Intel、業界初のMPサーバ向けクアッドコアXeonプロセッサを発表――性能、電力効率に加え仮想化機能も強化。次世代製品では新たな仮想化機能を実装
発表された新Xeonプロセッサは全部で6製品。動作周波数が2.93GHz、消費電力が130Wの製品や、4ソケットのブレード・サーバ、高密度のラック・マウント型サーバ向けに最適化された動作周波数が1.86GHz、消費電力が50Wの製品などである。性能および低消費電力化が図られたことに加えて、仮想化機能が強化された点もポイントである。
仮想化機能の強化では、各種Xeonプロセッサを搭載した1ウェイから4ウェイ以上のサーバを1つのリソース・プールとして構築できるようにし、仮想化に対する柔軟性を向上させている。リソース・プール上では、仮想マシンを無停止で移動できるライブ・マイグレーションが行える。また、2007年後半にリリースされる45nmプロセスを採用した新CPU「Penryn」(開発コード名)では、新しい仮想化機能「VT FlexMigration」を実装することで、現行サーバで構築したリソース・プールに、Penrynで構築したリソースを追加できるようになるという。
発表会では、新しいXeonプロセッサを搭載したMPサーバ向けプラットフォームについても、詳しい説明が行われた。新プラットフォームでは、データ・トラフィックを最適化するために4つの機能強化を図っている。
(1)独立した高速インターコネクトの採用
チップセットとプロセッサを結ぶ高速インターコネクトをプロセッサごとに独立して設けることで、チップ間の高速通信を実現している。
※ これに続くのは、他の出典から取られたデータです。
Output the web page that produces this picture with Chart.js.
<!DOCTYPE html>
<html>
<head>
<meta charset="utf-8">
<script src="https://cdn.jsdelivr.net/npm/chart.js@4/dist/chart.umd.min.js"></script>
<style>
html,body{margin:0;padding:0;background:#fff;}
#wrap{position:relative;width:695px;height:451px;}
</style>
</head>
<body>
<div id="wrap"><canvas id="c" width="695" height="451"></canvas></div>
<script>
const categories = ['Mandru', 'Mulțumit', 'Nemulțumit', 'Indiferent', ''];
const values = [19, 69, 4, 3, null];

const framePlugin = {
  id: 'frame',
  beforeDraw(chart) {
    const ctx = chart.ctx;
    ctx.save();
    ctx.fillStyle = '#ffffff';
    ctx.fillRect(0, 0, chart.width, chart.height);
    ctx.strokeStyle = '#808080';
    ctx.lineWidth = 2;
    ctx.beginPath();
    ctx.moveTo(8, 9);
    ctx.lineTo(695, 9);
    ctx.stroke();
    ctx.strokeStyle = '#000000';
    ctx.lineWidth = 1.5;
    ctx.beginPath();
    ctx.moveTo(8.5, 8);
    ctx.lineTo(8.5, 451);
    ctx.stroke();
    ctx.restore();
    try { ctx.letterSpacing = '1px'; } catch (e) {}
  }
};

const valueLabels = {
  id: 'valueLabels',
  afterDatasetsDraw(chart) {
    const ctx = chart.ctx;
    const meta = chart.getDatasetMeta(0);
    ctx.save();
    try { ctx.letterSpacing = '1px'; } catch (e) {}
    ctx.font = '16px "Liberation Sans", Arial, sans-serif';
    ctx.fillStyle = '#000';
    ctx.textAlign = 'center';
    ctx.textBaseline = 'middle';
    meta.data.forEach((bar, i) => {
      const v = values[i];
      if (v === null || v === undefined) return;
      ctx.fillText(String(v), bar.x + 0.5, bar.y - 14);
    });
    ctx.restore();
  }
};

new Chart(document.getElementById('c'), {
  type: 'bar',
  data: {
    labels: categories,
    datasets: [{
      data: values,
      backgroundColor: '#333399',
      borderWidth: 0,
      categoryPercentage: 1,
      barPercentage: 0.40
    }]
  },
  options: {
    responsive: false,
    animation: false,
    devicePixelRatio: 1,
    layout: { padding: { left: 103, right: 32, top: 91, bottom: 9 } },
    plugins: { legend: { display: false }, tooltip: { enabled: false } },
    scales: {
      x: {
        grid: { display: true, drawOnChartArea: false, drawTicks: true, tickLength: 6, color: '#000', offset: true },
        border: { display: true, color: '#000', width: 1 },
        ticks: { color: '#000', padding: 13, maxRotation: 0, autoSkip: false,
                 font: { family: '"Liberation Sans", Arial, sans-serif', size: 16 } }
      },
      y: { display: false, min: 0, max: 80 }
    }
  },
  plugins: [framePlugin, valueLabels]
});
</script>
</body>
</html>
さらに、フロントサイド・バスを1066MHzにし、帯域幅も拡張している。
(2)64MBのスヌープ・フィルタ・キャッシュを実装
64MBのスヌープ・フィルタ・キャッシュにより、プロセッサ間の不要なキャッシュ・データの通信を削減している。64MBという容量も新プラットフォームに最適化されたものだという。
(3)FB-DIMMメモリのサポート数を倍増
FB-DIMMメモリのサポート数を最大32本に拡張している。これまでIntelのプラットフォームでは、FB-DIMMメモリのサポート数は最大16本までであった。これを倍増させることで、最大128GBのFB-DIMMメモリを搭載可能にしている。
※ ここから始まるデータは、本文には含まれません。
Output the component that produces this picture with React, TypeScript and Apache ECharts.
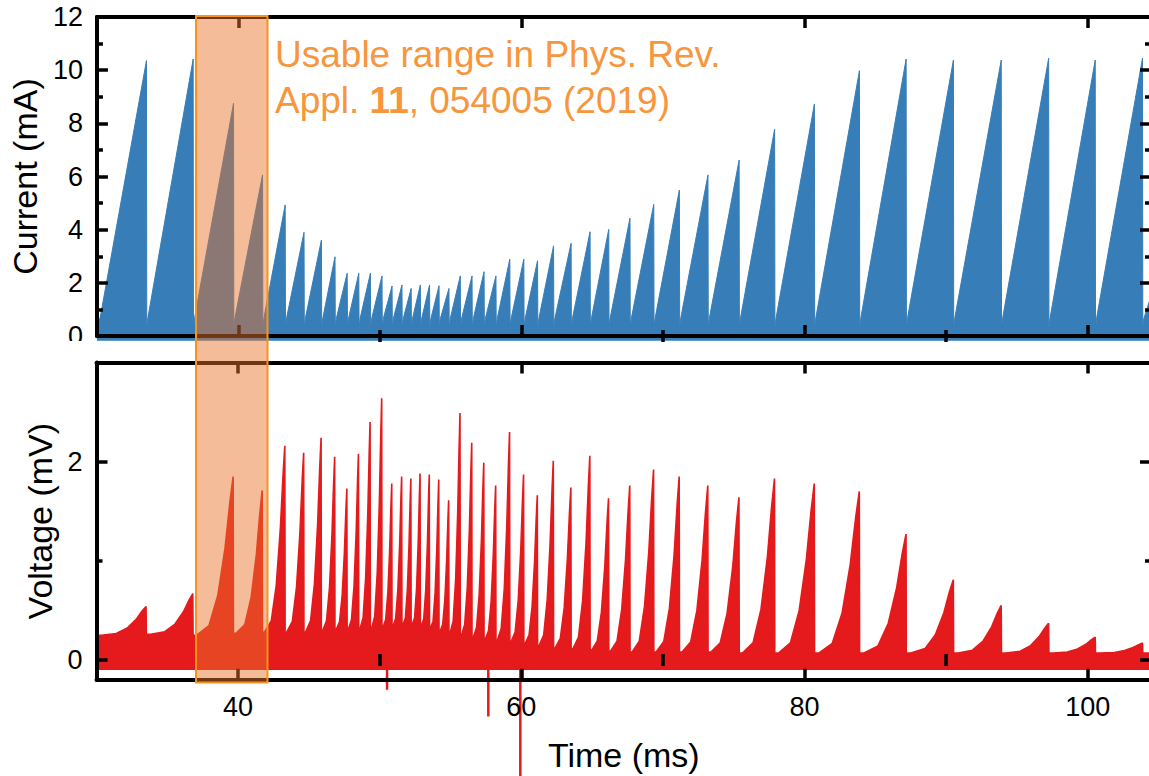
import React, { useEffect, useRef } from "react";
import * as echarts from "echarts";

// ---- data ----
// times (ms) at which the current resets (end of each sawtooth ramp)
const resetTimes = [
  33.5, 36.8, 39.65, 41.7, 43.3, 44.63, 45.86, 46.82, 47.68, 48.5, 49.32, 50.14,
  50.85, 51.55, 52.2, 52.85, 53.5, 54.17, 54.87, 55.67, 56.5, 57.35, 58.19,
  59.17, 60.16, 61.13, 62.26, 63.5, 64.84, 66.16, 67.66, 69.34, 71.15, 73.17,
  75.37, 77.88, 80.69, 83.87, 87.17, 90.51, 93.89, 97.24, 100.53, 103.87,
];
// current (mA) at the top of each ramp
const currentPeaks = [
  10.36, 10.42, 8.75, 6.06, 4.93, 3.9, 3.61, 2.98, 2.36, 2.36, 2.36, 2.26,
  1.88, 1.92, 1.79, 1.92, 1.92, 1.89, 1.79, 2.26, 2.26, 2.42, 2.26,
  2.89, 2.89, 2.83, 3.39, 3.49, 3.92, 4.01, 4.43, 4.95, 5.49, 6.06,
  6.62, 7.78, 8.73, 9.98, 10.42, 10.38, 10.38, 10.45, 10.38, 10.45,
];
// voltage (mV) at the top of each spike
const voltagePeaks = [
  0.54, 0.67, 1.85, 1.71, 2.16, 2.09, 2.24, 2.05, 1.73, 2.08, 2.4, 2.64,
  1.78, 1.85, 1.83, 1.88, 1.87, 1.82, 1.61, 2.49, 2.19, 1.99, 1.76,
  2.3, 1.87, 1.66, 2.01, 1.74, 2.06, 1.63, 1.76, 1.92, 1.85, 1.76,
  1.64, 1.83, 1.78, 1.7, 1.27, 0.81, 0.55, 0.37, 0.23, 0.17,
];
// top of the noisy voltage band before each spike (mV)
const voltageBase = [
  0.25, 0.26, 0.25, 0.27, 0.28, 0.28, 0.28, 0.29, 0.3, 0.3, 0.3, 0.3,
  0.32, 0.33, 0.33, 0.33, 0.32, 0.3, 0.28, 0.26, 0.24, 0.22, 0.2,
  0.19, 0.18, 0.16, 0.14, 0.12, 0.11, 0.1, 0.09, 0.08, 0.08, 0.08,
  0.08, 0.07, 0.07, 0.07, 0.07, 0.07, 0.07, 0.07, 0.07, 0.07,
];
// shape of one voltage spike: [fraction of period, fraction of height]
const spikeProfile = [
  [0.1, 0], [0.4, 0.06], [0.62, 0.25], [0.8, 0.55], [0.92, 0.84], [1, 1],
];
// downward glitches in the voltage trace
const glitchTimes = [50.52, 57.67, 59.93];
const glitchValues = [-0.3, -0.57, -1.3];

const currentStart = [[30.0, 0.25], [30.25, 0.75]];
const currentFloor = 0.3;
const currentRampStart = 0.65;
const currentEnd = [[104.35, 1.3]];

const xMajorTicks = [40, 60, 80, 100];
const xMinorTicks = [50, 70, 90];
const vMajorTicks = [0, 2];
const vMinorTicks = [1];

const FONT = '"Liberation Sans", Arial, Helvetica, sans-serif';
const BLUE = "#377EB8";
const RED = "#E41A1C";
const ORANGE = "#F7963C";

const W = 1156; // wider than the window so the right spine falls just off-page
const H = 776;
const X_MIN = 30;
const X_MAX = 104.47;
const LEFT = 96.5;
const RIGHT = W - 1151;
const G0_TOP = 17;
const G0_H = 319;
const G1_TOP = 362.5;
const G1_H = 317.3;

function buildCurrent() {
  const d: (number | string)[][] = currentStart.map((p) => [...p]);
  resetTimes.forEach((t, i) => {
    d.push([t, currentPeaks[i]]);
    d.push([t + 0.02, currentFloor]);
    d.push([t + 0.09, currentRampStart]);
  });
  currentEnd.forEach((p) => d.push([...p]));
  return d;
}

function buildVoltage() {
  const d: number[][] = [[X_MIN, voltageBase[0]]];
  let prev = X_MIN;
  resetTimes.forEach((t, i) => {
    const P = t - prev;
    const b = voltageBase[i];
    const v = voltagePeaks[i];
    spikeProfile.forEach(([f, h]) => d.push([prev + f * P, b + h * (v - b)]));
    const nb = i + 1 < voltageBase.length ? voltageBase[i + 1] : b;
    d.push([t + 0.02, nb]);
    prev = t;
  });
  d.push([104.4, voltageBase[voltageBase.length - 1]]);
  return d;
}

function buildGlitches() {
  const d: (number | string)[][] = [];
  glitchTimes.forEach((t, i) => {
    d.push([t, 0.05]);
    d.push([t, glitchValues[i]]);
    d.push([t, "-"]);
  });
  return d;
}

const axisLineStyle = { color: "#000", width: 4 };

function xAx(grid: number, position: "top" | "bottom", ticks: number[], len: number, opts: any = {}) {
  return {
    type: "value",
    gridIndex: grid,
    position,
    min: X_MIN,
    max: X_MAX,
    z: 10,
    axisLine: { show: true, onZero: false, lineStyle: axisLineStyle },
    axisTick: { show: true, inside: true, length: len, customValues: ticks, lineStyle: { color: "#000", width: 3.5 } },
    axisLabel: { show: false },
    splitLine: { show: false },
    ...opts,
  };
}

export default function App() {
  const ref = useRef<HTMLDivElement>(null);
  useEffect(() => {
    document.body.style.margin = "0";
    document.body.style.overflow = "hidden";
    document.documentElement.style.overflow = "hidden";
    if (!ref.current) return;
    const chart = echarts.init(ref.current, undefined, { renderer: "svg" });
    const labelStyle = { color: "#000", fontSize: 27, fontFamily: FONT };
    const nameStyle = { color: "#000", fontSize: 34, fontFamily: FONT };

    const option: any = {
      animation: false,
      backgroundColor: "#fff",
      grid: [
        { left: LEFT, right: RIGHT, top: G0_TOP, height: G0_H },
        { left: LEFT, right: RIGHT, top: G1_TOP, height: G1_H },
      ],
      xAxis: [
        xAx(0, "bottom", xMajorTicks, 11),
        xAx(0, "top", xMajorTicks, 11),
        xAx(0, "bottom", xMinorTicks, 6, { axisLine: { show: false } }),
        xAx(0, "top", xMinorTicks, 6, { axisLine: { show: false } }),
        xAx(1, "bottom", xMajorTicks, 11, {
          axisLabel: { show: true, customValues: xMajorTicks, margin: 14, ...labelStyle },
          name: "Time (ms)",
          nameLocation: "middle",
          nameGap: 58,
          nameTextStyle: nameStyle,
        }),
        xAx(1, "top", xMajorTicks, 11),
        xAx(1, "bottom", xMinorTicks, 6, { axisLine: { show: false } }),
        xAx(1, "top", xMinorTicks, 6, { axisLine: { show: false } }),
      ],
      yAxis: [
        {
          type: "value", gridIndex: 0, position: "left", min: 0, max: 12, interval: 2, z: 10,
          axisLine: { show: true, onZero: false, lineStyle: axisLineStyle },
          axisTick: { show: true, inside: true, length: 11, lineStyle: { color: "#000", width: 3.5 } },
          minorTick: { show: true, splitNumber: 2, length: 6, lineStyle: { color: "#000", width: 3.5 } },
          axisLabel: { show: true, margin: 14, ...labelStyle },
          splitLine: { show: false },
          name: "Current (mA)", nameLocation: "middle", nameGap: 50, nameTextStyle: nameStyle,
        },
        {
          type: "value", gridIndex: 0, position: "right", min: 0, max: 12, interval: 2, z: 10,
          axisLine: { show: true, onZero: false, lineStyle: axisLineStyle },
          axisTick: { show: true, inside: true, length: 11, lineStyle: { color: "#000", width: 3.5 } },
          minorTick: { show: true, splitNumber: 2, length: 6, lineStyle: { color: "#000", width: 3.5 } },
          axisLabel: { show: false },
          splitLine: { show: false },
        },
        {
          type: "value", gridIndex: 1, position: "left", min: -0.2, max: 3, z: 10,
          axisLine: { show: true, onZero: false, lineStyle: axisLineStyle },
          axisTick: { show: true, inside: true, length: 11, customValues: vMajorTicks, lineStyle: { color: "#000", width: 3.5 } },
          axisLabel: { show: true, margin: 14, customValues: vMajorTicks, ...labelStyle },
          splitLine: { show: false },
          name: "Voltage (mV)", nameLocation: "middle", nameGap: 39, nameTextStyle: nameStyle,
        },
        {
          type: "value", gridIndex: 1, position: "right", min: -0.2, max: 3, z: 10,
          axisLine: { show: true, onZero: false, lineStyle: axisLineStyle },
          axisTick: { show: true, inside: true, length: 11, customValues: vMajorTicks, lineStyle: { color: "#000", width: 3.5 } },
          axisLabel: { show: false },
          splitLine: { show: false },
        },
        {
          type: "value", gridIndex: 1, position: "left", min: -0.2, max: 3, z: 10,
          axisLine: { show: false },
          axisTick: { show: true, inside: true, length: 6, customValues: vMinorTicks, lineStyle: { color: "#000", width: 3.5 } },
          axisLabel: { show: false },
          splitLine: { show: false },
        },
        {
          type: "value", gridIndex: 1, position: "right", min: -0.2, max: 3, z: 10,
          axisLine: { show: false },
          axisTick: { show: true, inside: true, length: 6, customValues: vMinorTicks, lineStyle: { color: "#000", width: 3.5 } },
          axisLabel: { show: false },
          splitLine: { show: false },
        },
      ],
      series: [
        {
          name: "Current",
          type: "line",
          xAxisIndex: 0,
          yAxisIndex: 0,
          data: buildCurrent(),
          showSymbol: false,
          symbol: "none",
          clip: false,
          lineStyle: { color: BLUE, width: 1 },
          areaStyle: { color: BLUE, opacity: 1, origin: -0.18 },
        },
        {
          name: "Voltage",
          type: "line",
          xAxisIndex: 4,
          yAxisIndex: 2,
          data: buildVoltage(),
          showSymbol: false,
          symbol: "none",
          clip: false,
          lineStyle: { color: RED, width: 1.6 },
          areaStyle: { color: RED, opacity: 1, origin: -0.1 },
        },
        {
          name: "Glitches",
          type: "line",
          xAxisIndex: 4,
          yAxisIndex: 2,
          data: buildGlitches(),
          showSymbol: false,
          symbol: "none",
          clip: false,
          connectNulls: false,
          lineStyle: { color: RED, width: 2.5 },
        },
      ],
    };
    chart.setOption(option);

    const x0 = chart.convertToPixel({ xAxisIndex: 0 }, 37.0) as number;
    const x1 = chart.convertToPixel({ xAxisIndex: 0 }, 42.05) as number;
    chart.setOption({
      graphic: [
        {
          type: "rect",
          z: 50,
          shape: { x: 0, y: 341, width: 90, height: 18 },
          style: { fill: "#fff" },
        },
        {
          type: "rect",
          z: 100,
          shape: { x: x0, y: 16, width: x1 - x0, height: 682.5 - 16 },
          style: { fill: "rgba(232,116,41,0.48)", stroke: "#F7931E", lineWidth: 2 },
        },
        {
          type: "text",
          z: 100,
          x: 275,
          y: 31,
          style: {
            text: "{a|Usable range in Phys. Rev.}\n{a|Appl. }{b|11}{a|, 054005 (2019)}",
            fill: ORANGE,
            font: `37px ${FONT}`,
            rich: {
              a: { fontSize: 37, fontFamily: FONT, fill: ORANGE, color: ORANGE, lineHeight: 46 },
              b: { fontSize: 37, fontFamily: FONT, fontWeight: "bold", fill: ORANGE, color: ORANGE, lineHeight: 46 },
            },
          },
        },
      ],
    });

    return () => chart.dispose();
  }, []);
  return <div ref={ref} style={{ width: W, height: H }} />;
}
(4)「I/Oアクセラレーション・テクノロジー2」を採用
これまでのプラットフォームでは、キャッシュにデータをコピーするには、I/Oとメモリーを経由する必要があった。しかし、新プラットフォームでは、メモリーを経由せずにI/Oから直接キャッシュにアクセスし、データをコピーできるようになっている。これにより、レイテンシーの削減に成功している。
発表会に際し、登壇したIntel日本法人の代表取締役共同社長である吉田和正氏は、「エンタープライズでは(製品の)大きな変更よりも、むしろ高い品質と安定供給が求められる。それを崩さずに既存資産を生かしてイノベーションを進めていくことが重要だ」と語り、次世代の45nmプロセスへ移行しても7300番台はソケット互換を維持し、既存資産が生かせる点を強調した。